While the above paragraphs appear rather pessimistic, it should be noted that we are only at the onset of the LIB boom. Indeed, the field of LIB recycling is still gaining traction and it is expected that serious investments will aid in the development of more efficient recycling techniques. To this end, the US DoE (through the $15 million ReCell Center) and the UK-based ReLib project have pledged to fund and support R&D in LIB recycling.3

There is also a clear interest from the private sector as is evidenced by the numerous startup firms currently designing their own protocols, including the Toronto-based company Li-Cycle.7

Another approach to sustainable energy storage is to circumvent the need for recycling breakthroughs altogether by designing the LIB differently from the start. For instance, the use of organic materials that are easily recyclable is increasingly explored for use in devices.1 Not only are these materials favourable in the end-of-life stage, but their production is also cheap, accessible, and environmentally benign.

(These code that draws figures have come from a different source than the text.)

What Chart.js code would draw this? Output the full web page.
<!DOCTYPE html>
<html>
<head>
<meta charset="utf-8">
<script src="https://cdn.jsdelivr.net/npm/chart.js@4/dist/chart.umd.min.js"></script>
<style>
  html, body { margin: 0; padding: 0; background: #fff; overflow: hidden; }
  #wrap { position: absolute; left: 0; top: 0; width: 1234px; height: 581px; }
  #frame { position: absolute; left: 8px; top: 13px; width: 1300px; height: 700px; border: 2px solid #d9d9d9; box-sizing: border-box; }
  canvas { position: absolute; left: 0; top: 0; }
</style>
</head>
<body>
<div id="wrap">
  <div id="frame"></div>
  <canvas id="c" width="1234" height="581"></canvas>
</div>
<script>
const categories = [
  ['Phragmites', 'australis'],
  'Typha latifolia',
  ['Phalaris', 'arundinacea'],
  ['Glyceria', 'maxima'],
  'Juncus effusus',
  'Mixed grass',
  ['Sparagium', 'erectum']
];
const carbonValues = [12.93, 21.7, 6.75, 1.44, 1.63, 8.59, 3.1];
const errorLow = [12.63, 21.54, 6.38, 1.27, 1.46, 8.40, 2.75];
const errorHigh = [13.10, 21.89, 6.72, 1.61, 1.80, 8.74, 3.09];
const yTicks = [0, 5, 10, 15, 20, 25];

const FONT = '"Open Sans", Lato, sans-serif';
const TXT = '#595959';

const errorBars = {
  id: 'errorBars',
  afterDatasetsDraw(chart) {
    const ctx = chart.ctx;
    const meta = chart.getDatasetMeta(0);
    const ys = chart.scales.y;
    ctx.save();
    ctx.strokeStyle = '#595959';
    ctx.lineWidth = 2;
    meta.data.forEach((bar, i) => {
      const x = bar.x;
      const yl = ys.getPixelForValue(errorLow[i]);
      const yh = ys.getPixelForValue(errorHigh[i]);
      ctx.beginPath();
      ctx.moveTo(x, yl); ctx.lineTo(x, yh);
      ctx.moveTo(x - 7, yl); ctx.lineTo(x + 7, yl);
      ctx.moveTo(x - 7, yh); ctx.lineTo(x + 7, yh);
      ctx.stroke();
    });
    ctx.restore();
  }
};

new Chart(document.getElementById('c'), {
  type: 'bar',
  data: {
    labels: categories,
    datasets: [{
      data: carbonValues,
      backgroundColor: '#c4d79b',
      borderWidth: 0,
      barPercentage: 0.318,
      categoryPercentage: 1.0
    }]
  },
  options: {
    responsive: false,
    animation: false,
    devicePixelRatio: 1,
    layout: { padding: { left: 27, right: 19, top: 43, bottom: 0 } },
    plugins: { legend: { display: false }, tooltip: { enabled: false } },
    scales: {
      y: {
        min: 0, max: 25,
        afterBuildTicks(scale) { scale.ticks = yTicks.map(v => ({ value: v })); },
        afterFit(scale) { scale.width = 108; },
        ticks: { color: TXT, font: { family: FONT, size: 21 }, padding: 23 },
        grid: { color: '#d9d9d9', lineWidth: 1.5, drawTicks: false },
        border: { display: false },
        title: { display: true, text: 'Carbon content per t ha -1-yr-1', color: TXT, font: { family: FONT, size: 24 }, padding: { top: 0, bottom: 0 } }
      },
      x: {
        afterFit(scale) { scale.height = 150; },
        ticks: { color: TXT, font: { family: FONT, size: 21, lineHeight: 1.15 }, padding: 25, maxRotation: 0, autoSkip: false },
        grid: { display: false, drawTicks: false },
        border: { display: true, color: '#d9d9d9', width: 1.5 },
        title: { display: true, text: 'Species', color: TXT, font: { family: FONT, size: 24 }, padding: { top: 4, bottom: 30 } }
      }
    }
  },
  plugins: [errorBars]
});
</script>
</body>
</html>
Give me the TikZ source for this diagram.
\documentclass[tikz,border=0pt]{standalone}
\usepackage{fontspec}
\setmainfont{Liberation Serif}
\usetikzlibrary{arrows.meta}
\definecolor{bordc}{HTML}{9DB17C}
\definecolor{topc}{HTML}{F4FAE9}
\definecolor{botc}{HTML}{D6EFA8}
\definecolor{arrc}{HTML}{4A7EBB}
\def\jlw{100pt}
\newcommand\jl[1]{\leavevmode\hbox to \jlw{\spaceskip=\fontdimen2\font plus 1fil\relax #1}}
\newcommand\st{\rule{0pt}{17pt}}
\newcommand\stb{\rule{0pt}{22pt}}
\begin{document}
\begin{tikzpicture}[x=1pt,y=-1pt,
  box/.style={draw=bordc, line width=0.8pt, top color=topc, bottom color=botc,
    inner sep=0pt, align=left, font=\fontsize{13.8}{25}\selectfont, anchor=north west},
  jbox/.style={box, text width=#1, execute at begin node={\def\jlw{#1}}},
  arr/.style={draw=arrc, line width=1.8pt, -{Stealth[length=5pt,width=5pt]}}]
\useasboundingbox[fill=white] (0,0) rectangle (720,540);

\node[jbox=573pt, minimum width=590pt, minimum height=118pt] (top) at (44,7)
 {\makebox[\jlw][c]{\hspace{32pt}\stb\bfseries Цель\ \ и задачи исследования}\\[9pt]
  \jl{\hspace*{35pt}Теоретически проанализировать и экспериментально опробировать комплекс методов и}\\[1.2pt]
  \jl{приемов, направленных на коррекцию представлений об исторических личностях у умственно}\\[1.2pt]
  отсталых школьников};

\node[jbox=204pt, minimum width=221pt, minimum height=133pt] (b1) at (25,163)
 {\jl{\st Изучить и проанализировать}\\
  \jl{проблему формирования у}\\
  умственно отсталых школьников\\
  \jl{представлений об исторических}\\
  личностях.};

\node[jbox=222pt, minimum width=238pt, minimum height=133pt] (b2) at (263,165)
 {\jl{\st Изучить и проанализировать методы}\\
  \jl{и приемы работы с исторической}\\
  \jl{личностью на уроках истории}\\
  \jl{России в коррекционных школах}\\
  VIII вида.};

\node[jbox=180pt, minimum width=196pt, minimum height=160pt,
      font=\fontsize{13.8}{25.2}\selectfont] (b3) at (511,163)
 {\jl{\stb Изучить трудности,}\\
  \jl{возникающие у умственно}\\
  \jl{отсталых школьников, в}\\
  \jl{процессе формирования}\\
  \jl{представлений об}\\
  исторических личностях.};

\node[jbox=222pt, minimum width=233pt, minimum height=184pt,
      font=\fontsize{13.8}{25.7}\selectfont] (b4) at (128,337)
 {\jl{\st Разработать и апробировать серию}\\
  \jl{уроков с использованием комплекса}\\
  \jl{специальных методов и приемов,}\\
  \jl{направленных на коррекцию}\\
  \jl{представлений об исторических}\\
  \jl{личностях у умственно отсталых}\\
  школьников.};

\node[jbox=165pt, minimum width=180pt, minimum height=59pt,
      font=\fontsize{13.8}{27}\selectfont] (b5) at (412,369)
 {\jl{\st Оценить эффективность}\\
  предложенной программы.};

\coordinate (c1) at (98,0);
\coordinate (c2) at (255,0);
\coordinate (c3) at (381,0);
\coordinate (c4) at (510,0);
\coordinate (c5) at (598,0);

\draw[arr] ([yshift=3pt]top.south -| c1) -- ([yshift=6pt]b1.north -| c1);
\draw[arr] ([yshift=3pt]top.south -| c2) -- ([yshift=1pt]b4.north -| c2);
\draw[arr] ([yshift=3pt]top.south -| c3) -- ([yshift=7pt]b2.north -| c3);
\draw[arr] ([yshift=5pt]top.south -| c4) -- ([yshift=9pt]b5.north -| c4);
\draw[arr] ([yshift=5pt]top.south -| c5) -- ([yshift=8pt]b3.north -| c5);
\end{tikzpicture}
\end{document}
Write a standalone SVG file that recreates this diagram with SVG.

In any case, scientists, engineers, and policymakers must come together to address the issues caused by LIB landfilling. And quickly, too, because the storm is coming (Figure 2).

Figure 2. A possible scenario for the growth of electric vehicle sales in the next decade. PLDVs = passenger light duty vehicles; LCVs = light commercial vehicles; BEVs = battery electric vehicles; PHEV = plug-in hybrid electric vehicles. From Ref [1].

References

  1. Poizot, P.; Gaubicher, J.;  Renault, S.;  Dubois, L.;  Liang, Y.; Yao, Y. J. C. R., Opportunities and Challenges for Organic Electrodes in Electrochemical Energy Storage. 2020.
  2. Gardiner, J. J. T. G., The rise of electric cars could leave us with a big battery waste problem. 2017, 10.
  3. It’s time to recycle lithium-ion batteries. C&EN Global Enterprise 2019, 97 (28), 29-32.
  4. Gaines, L. J. S. M.; Technologies, The future of automotive lithium-ion battery recycling: Charting a sustainable course. 2014, 1, 2-7.
  5. Frankel, T. C.; Chavez, M. R.; Ribas, J. J. T. W. P., The cobalt pipeline. Tracing the path from deadly hand-dug mines in Congo to consumers’ phones and laptops. 2016, 30.
  6. Larcher, D.; Tarascon, J.-M. J. N. c., Towards greener and more sustainable batteries for electrical energy storage. 2015, 7 (1), 19-29.